За лесом, по ту сторону путей, пылало багровое зарево. Что-то горело. Зарево отражалось в очках Сесе и Холмика. Они казались мне марсианами, которые живут совсем иначе, чем обыкновенные люди. И еще я тогда подумала, может, совсем не к месту: пройдет десять лет, и если мы будем живы, то Сесе и Холмик сравняются. Сейчас между ними большая разница в десять лет, а тогда будет небольшая разница в десять лет. Тем более что оба очкарики.

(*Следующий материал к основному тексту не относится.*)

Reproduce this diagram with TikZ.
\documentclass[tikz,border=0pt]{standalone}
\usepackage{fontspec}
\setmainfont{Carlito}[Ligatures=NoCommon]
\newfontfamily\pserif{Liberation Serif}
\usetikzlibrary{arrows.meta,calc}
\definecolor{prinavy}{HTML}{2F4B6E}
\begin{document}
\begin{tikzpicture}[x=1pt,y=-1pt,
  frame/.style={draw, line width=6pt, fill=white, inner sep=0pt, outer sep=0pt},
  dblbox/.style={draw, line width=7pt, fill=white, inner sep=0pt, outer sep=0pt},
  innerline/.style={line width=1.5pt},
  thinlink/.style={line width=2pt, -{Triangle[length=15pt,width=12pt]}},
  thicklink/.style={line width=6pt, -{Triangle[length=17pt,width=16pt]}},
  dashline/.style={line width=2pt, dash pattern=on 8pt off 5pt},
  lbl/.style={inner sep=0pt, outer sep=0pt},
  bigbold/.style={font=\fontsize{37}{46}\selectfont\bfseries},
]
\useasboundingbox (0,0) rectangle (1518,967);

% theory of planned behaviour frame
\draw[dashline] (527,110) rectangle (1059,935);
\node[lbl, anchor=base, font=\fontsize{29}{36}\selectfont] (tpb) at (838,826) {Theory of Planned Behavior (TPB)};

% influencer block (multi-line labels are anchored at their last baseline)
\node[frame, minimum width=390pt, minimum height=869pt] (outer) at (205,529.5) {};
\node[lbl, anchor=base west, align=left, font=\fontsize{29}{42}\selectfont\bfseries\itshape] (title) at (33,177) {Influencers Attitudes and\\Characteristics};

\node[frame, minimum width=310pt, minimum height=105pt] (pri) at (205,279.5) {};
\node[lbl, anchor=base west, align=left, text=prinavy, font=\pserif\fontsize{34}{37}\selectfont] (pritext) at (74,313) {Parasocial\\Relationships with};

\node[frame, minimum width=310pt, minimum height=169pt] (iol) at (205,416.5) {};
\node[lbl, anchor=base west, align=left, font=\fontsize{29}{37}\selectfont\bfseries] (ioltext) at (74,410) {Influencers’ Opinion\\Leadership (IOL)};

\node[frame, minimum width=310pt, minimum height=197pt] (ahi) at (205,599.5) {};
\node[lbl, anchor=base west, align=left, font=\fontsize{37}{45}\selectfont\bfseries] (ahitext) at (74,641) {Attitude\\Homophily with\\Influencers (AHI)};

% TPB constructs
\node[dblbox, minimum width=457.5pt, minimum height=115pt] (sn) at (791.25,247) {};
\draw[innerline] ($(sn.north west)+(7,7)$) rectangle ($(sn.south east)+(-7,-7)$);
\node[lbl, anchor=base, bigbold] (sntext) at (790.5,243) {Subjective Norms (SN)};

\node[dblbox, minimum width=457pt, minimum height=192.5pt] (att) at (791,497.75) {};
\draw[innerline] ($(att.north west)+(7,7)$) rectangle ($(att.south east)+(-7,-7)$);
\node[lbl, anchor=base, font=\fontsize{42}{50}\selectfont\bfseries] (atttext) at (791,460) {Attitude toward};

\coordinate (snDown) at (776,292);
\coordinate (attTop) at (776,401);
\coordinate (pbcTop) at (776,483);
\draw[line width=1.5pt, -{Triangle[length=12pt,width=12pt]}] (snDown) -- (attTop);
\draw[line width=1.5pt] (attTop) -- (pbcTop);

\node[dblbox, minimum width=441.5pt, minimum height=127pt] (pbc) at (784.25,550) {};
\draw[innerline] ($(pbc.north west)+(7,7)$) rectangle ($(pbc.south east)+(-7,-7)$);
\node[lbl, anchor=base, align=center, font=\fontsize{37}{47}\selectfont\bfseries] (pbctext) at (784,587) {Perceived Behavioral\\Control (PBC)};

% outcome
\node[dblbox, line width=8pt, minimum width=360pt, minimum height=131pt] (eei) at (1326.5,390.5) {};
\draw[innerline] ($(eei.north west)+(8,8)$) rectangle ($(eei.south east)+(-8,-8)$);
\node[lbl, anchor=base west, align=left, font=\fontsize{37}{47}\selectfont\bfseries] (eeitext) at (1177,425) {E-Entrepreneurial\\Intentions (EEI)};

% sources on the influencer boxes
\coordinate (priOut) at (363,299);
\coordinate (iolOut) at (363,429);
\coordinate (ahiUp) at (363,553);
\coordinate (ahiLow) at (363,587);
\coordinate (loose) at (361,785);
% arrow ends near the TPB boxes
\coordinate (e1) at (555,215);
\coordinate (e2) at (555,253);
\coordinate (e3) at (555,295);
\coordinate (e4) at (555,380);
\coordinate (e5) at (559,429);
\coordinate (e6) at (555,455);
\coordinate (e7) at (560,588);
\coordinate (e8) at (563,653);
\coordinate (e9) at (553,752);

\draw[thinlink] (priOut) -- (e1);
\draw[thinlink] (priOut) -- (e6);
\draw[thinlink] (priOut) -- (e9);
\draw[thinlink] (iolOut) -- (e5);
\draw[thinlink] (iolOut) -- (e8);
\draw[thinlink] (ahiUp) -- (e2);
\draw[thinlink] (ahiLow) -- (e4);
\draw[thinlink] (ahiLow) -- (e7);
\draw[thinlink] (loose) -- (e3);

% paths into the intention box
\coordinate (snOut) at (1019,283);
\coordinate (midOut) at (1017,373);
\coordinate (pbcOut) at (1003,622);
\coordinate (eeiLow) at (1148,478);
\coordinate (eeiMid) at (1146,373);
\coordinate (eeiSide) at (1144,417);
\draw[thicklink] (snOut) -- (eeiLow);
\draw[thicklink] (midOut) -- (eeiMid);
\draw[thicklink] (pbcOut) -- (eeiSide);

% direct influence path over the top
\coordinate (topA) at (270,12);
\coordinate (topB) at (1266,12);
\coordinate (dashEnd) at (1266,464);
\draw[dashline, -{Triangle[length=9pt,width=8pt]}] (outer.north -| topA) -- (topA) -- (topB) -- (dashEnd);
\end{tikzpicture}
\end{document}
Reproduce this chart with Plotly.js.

– Почему мы должны все всегда понимать? – слышала я слова Сесе. – Обезьяна не знает, как работает двигатель внутреннего сгорания, но знает, что ее везут в машине. И ее обезьяньему мозгу не подняться до понимания.
– Но мы же люди, – говорил Холмик. – Мы учимся. Всему можно научиться.
Они разговаривали совсем как равные.
– Научиться с какой целью?
– Чтобы решить задачу, чтобы побороть препятствие.
– Я далек от мысли одушевлять природу, – сказал Сесе, – но я вижу определенную закономерность между нашими усилиями и ее реакцией на них. Пока человек был частью природы и подчинялся ее законам, антагонизма не было. Но стоило ему выделиться из нее, противопоставить себя природе, как началась война.